This guidance reflects the estimated effect of actual weather through January 28, 2007, and assumes normal weather thereafter.The annual guidance also includes an estimated increase in revenues in Virginia in connection with a rate case pending before the SCC of VA. This increase in Virginia rates is subject to a final determination by the SCC of VA. The guidance assumes that the revenue effects of new rates in the District of Columbia will occur after fiscal year 2007. The guidance also assumes no effect of unusual items that could arise in the future, and no future gains or losses related to discontinued operations. This guidance includes the forecasted results of continuing operations only. We assume no obligation to update this guidance. The absence of any statement by us in the future should not be presumed to represent an affirmation of this earnings guidance.
Other Information
We will hold a conference call at 10:30 a.m. Eastern time on February 1, 2007, to discuss our first quarter financial results. The live conference call will be available to the public via a link located on the WGL Holdings Web site,www.wglholdings.com. Slides providing details of our results of operations will be posted to the Web site. To hear the live webcast, click on the “Live Webcast” link located on the home page of the referenced site. The webcast and related slides will be archived on the WGL Holdings Web site through March 1, 2007.

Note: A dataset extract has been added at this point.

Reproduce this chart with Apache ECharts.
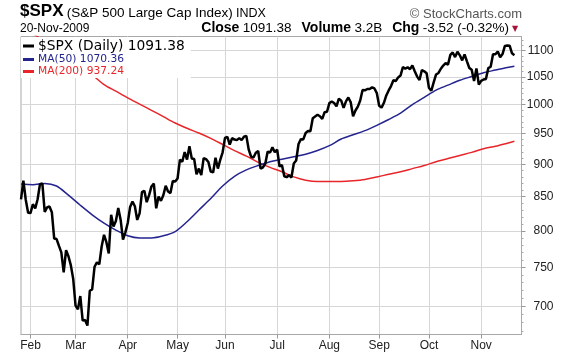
<!DOCTYPE html>
<html><head><meta charset="utf-8">
<script src="https://cdn.jsdelivr.net/npm/echarts@6/dist/echarts.min.js"></script>
<style>html,body{margin:0;padding:0;background:#fff}#c{width:576px;height:356px}</style>
</head><body><div id="c"></div>
<script>
// ---- data ----
const months = ['Jan','Feb','Mar','Apr','May','Jun','Jul','Aug','Sep','Oct','Nov'];
const tradingDays = {
  Jan:[27,28,29,30],
  Feb:[2,3,4,5,6,9,10,11,12,13,17,18,19,20,23,24,25,26,27],
  Mar:[2,3,4,5,6,9,10,11,12,13,16,17,18,19,20,23,24,25,26,27,30,31],
  Apr:[1,2,3,6,7,8,9,13,14,15,16,17,20,21,22,23,24,27,28,29,30],
  May:[1,4,5,6,7,8,11,12,13,14,15,18,19,20,21,22,26,27,28,29],
  Jun:[1,2,3,4,5,8,9,10,11,12,15,16,17,18,19,22,23,24,25,26,29,30],
  Jul:[1,2,6,7,8,9,10,13,14,15,16,17,20,21,22,23,24,27,28,29,30,31],
  Aug:[3,4,5,6,7,10,11,12,13,14,17,18,19,20,21,24,25,26,27,28,31],
  Sep:[1,2,3,4,8,9,10,11,14,15,16,17,18,21,22,23,24,25,28,29,30],
  Oct:[1,2,5,6,7,8,9,12,13,14,15,16,19,20,21,22,23,26,27,28,29,30],
  Nov:[2,3,4,5,6,9,10,11,12,13,16,17,18,19,20]
};
const padDays = ['Nov 23','Nov 24','Nov 25'];

const spx = [
  845.71,874.09,845.14,825.88,
  825.44,838.51,832.23,845.85,868.60,869.89,827.16,833.74,835.19,826.84,789.17,788.42,778.94,770.05,743.33,773.14,764.90,752.83,735.09,
  700.82,696.33,712.87,682.55,683.38,676.53,719.60,721.36,750.74,756.55,753.89,778.12,794.35,784.04,768.54,822.92,806.12,813.88,832.86,815.94,787.53,797.87,
  811.08,834.38,842.50,835.48,815.55,825.16,856.56,858.73,841.50,852.06,865.30,869.60,832.39,850.08,843.55,851.92,866.23,857.51,855.16,873.64,872.81,
  877.52,907.24,903.80,919.53,907.39,929.23,909.24,908.35,883.92,893.07,882.88,909.71,908.13,903.47,888.33,887.00,910.33,893.06,906.83,919.14,
  942.87,944.74,931.76,942.46,940.09,939.14,942.43,939.15,944.89,946.21,923.72,911.97,910.71,918.37,921.23,893.04,895.10,900.94,920.26,918.90,927.23,919.32,
  923.33,896.42,898.72,881.03,879.56,882.68,879.13,901.05,905.84,932.68,940.74,940.38,951.13,954.58,954.07,976.29,979.26,982.18,979.62,975.15,986.75,987.48,
  1002.63,1005.65,1002.72,997.08,1010.48,1007.10,994.35,1005.81,1012.73,1004.09,979.73,989.67,996.46,1007.37,1026.13,1025.57,1028.00,1028.12,1030.98,1028.93,1020.62,
  998.04,994.75,1003.24,1016.40,1025.39,1033.37,1044.14,1042.73,1049.34,1052.63,1068.76,1065.49,1068.30,1064.66,1071.66,1060.87,1050.78,1044.38,1062.98,1060.61,1057.08,
  1029.85,1025.21,1040.46,1054.72,1057.58,1065.48,1071.49,1076.19,1073.19,1092.02,1096.56,1087.68,1097.91,1091.06,1081.40,1092.91,1079.60,1066.95,1063.41,1042.63,1066.11,1036.19,
  1042.88,1045.41,1046.50,1066.63,1069.30,1093.08,1093.01,1098.51,1087.24,1093.48,1109.30,1110.32,1109.80,1094.90,1091.38
];

const maDates = ['Jan 27','Feb 3','Feb 10','Feb 18','Feb 25','Mar 4','Mar 11','Mar 18','Mar 25','Apr 1','Apr 8','Apr 16','Apr 23','Apr 30',
  'May 7','May 14','May 21','May 29','Jun 5','Jun 12','Jun 19','Jun 26','Jul 6','Jul 13','Jul 20','Jul 27','Aug 3','Aug 10','Aug 17','Aug 24','Aug 31',
  'Sep 8','Sep 15','Sep 22','Sep 29','Oct 6','Oct 13','Oct 20','Oct 27','Nov 3','Nov 10','Nov 17','Nov 20'];
const ma50 = [869,868,870,866,852,837,823,811,801,793,790,790,793,799,
  813,830,847,866,881,891,898,904,908,912,916,922,930,941,948,955,964,
  974,985,1000,1013,1026,1035,1044,1051,1058,1063,1068,1070.36];
const ma200 = [1148,1134,1117,1099,1083,1069,1054,1036,1024,1012,1001,990,979,968,
  959,951,942,932,922,913,903,895,888,880,875,873,873,873,874,876,880,
  884,888,893,898,904,909,914,919,925,929,934,937.24];

const monthTickDates = ['Feb 2','Mar 2','Apr 1','May 1','Jun 1','Jul 1','Aug 3','Sep 1','Oct 1','Nov 2'];
const monthLabels = ['Feb','Mar','Apr','May','Jun','Jul','Aug','Sep','Oct','Nov'];
const yTicks = [700,750,800,850,900,950,1000,1050,1100];
const yMinorTicks = [670,680,690,710,720,730,740,760,770,780,790,810,820,830,840,860,870,880,890,910,920,930,940,960,970,980,990,1010,1020,1030,1040,1060,1070,1080,1090,1110,1120];

const titleParts = ['$SPX','(S&P 500 Large Cap Index)','INDX'];
const dateText = '20-Nov-2009';
const quoteParts = ['Close','1091.38','Volume','3.2B','Chg','-3.52 (-0.32%)'];
const creditText = '\u00a9 StockCharts.com';
const seriesNames = ['$SPX (Daily)','MA(50)','MA(200)'];

// ---- build ----
const categories = [];
months.forEach(m => tradingDays[m].forEach(d => categories.push(m + ' ' + d)));
padDays.forEach(d => categories.push(d));
const isMonthStart = (idx, val) => monthTickDates.indexOf(val) >= 0;
const lastVals = {};
lastVals[seriesNames[0]] = spx[spx.length-1].toFixed(2);
lastVals[seriesNames[1]] = ma50[ma50.length-1].toFixed(2);
lastVals[seriesNames[2]] = ma200[ma200.length-1].toFixed(2);

const COL_SPX = '#000000', COL_50 = '#24248f', COL_200 = '#e8262a';
const FONT = '"Liberation Sans", Arial, sans-serif';

const chart = echarts.init(document.getElementById('c'), null, {renderer:'canvas'});
chart.setOption({
  animation: false,
  backgroundColor: '#fff',
  grid: { left: 21, right: 54.5, top: 36.5, bottom: 21.5, show: true, borderColor: '#a8a8a8', borderWidth: 1, backgroundColor: 'transparent' },
  xAxis: {
    type: 'category', data: categories, boundaryGap: false,
    axisLine: { show: true, lineStyle: { color: '#a8a8a8' } },
    axisTick: { show: true, interval: isMonthStart, length: 4, lineStyle: { color: '#999' } },
    axisLabel: { interval: isMonthStart, formatter: v => monthLabels[monthTickDates.indexOf(v)], color: '#222', fontSize: 12, fontFamily: FONT, margin: 5 },
    splitLine: { show: true, interval: isMonthStart, lineStyle: { color: '#d6d6d6', width: 1 } }
  },
  yAxis: [{
    type: 'log', logBase: 10, position: 'right', min: 666, max: 1128,
    axisLine: { show: true, lineStyle: { color: '#a8a8a8' } },
    axisTick: { show: true, customValues: yTicks, length: 4, lineStyle: { color: '#999' } },
    axisLabel: { customValues: yTicks, align: 'right', margin: 32, color: '#222', fontSize: 12, fontFamily: FONT, formatter: v => String(Math.round(v)) },
    splitLine: { show: true, lineStyle: { color: '#d6d6d6', width: 1 } }
  }, {
    type: 'log', logBase: 10, position: 'right', min: 666, max: 1128,
    axisLine: { show: false }, axisLabel: { show: false }, splitLine: { show: false },
    axisTick: { show: true, customValues: yMinorTicks, length: 2, lineStyle: { color: '#aaa' } }
  }],
  legend: {
    left: 21, top: 37, orient: 'vertical', backgroundColor: '#fff', padding: [2, 6, 1, 2], itemGap: 1,
    itemWidth: 11, itemHeight: 3, icon: 'rect', selectedMode: false,
    formatter: n => n + ' ' + lastVals[n],
    textStyle: { fontFamily: '"DejaVu Sans", Verdana, sans-serif', fontSize: 10.7, padding: [0,0,0,-1] },
    data: [
      { name: seriesNames[0], textStyle: { color: COL_SPX, fontSize: 13.8 } },
      { name: seriesNames[1], textStyle: { color: COL_50 } },
      { name: seriesNames[2], textStyle: { color: COL_200 } }
    ]
  },
  graphic: [
    { type: 'text', x: 20, y: 20, style: { text: '{a|' + titleParts[0] + '} {b|' + titleParts[1] + '} {c|' + titleParts[2] + '}', fill: '#000', textVerticalAlign: 'bottom', verticalAlign: 'bottom',
      rich: { a: { fontSize: 17, fontWeight: 'bold', fontFamily: FONT, verticalAlign: 'bottom' }, b: { fontSize: 13.5, fontFamily: FONT, verticalAlign: 'bottom' }, c: { fontSize: 12.5, fontFamily: FONT, verticalAlign: 'bottom' } } } },
    { type: 'text', x: 522, y: 20.5, style: { text: creditText, fill: '#555', font: '13px ' + FONT, textAlign: 'right', align: 'right', textVerticalAlign: 'bottom', verticalAlign: 'bottom' } },
    { type: 'text', x: 20, y: 35, style: { text: dateText, fill: '#000', font: '12px ' + FONT, textVerticalAlign: 'bottom', verticalAlign: 'bottom' } },
    { type: 'text', x: 509, y: 35, style: { text: '{b|' + quoteParts[0] + '} {r|' + quoteParts[1] + '}   {b|' + quoteParts[2] + '} {r|' + quoteParts[3] + '}   {b|' + quoteParts[4] + '} {r|' + quoteParts[5] + '}',
      fill: '#000', textAlign: 'right', align: 'right', textVerticalAlign: 'bottom', verticalAlign: 'bottom',
      rich: { b: { fontSize: 14, fontWeight: 'bold', fontFamily: FONT, verticalAlign: 'bottom' }, r: { fontSize: 13.5, fontFamily: FONT, verticalAlign: 'bottom' } } } },
    { type: 'text', x: 515, y: 29, style: { text: '\u25BC', fill: '#a8123a', font: '8px "DejaVu Sans"', textAlign: 'center', align: 'center', textVerticalAlign: 'middle', verticalAlign: 'middle' } }
  ],
  series: [
    { name: seriesNames[2], type: 'line', yAxisIndex: 0, data: maDates.map((d, k) => [d, ma200[k]]), smooth: 0.3, showSymbol: false, symbol: 'none', color: COL_200, lineStyle: { color: COL_200, width: 1.5 }, z: 2 },
    { name: seriesNames[1], type: 'line', yAxisIndex: 0, data: maDates.map((d, k) => [d, ma50[k]]), smooth: 0.3, showSymbol: false, symbol: 'none', color: COL_50, lineStyle: { color: COL_50, width: 1.5 }, z: 3 },
    { name: seriesNames[0], type: 'line', yAxisIndex: 0, data: spx, showSymbol: false, symbol: 'none', color: COL_SPX, lineStyle: { color: COL_SPX, width: 2.5 }, z: 4 }
  ]
});
</script></body></html>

Headquartered in Washington, D.C., WGL Holdings is the parent company of Washington Gas Light Company, a natural gas utility that serves over one million customers throughout metropolitan Washington, D.C., and the surrounding region. In addition, we hold energy-related retail businesses that focus primarily on retail energy-marketing and commercial heating, ventilating and air conditioning services.
Additional information about WGL Holdings is available on our Web site,www.wglholdings.com.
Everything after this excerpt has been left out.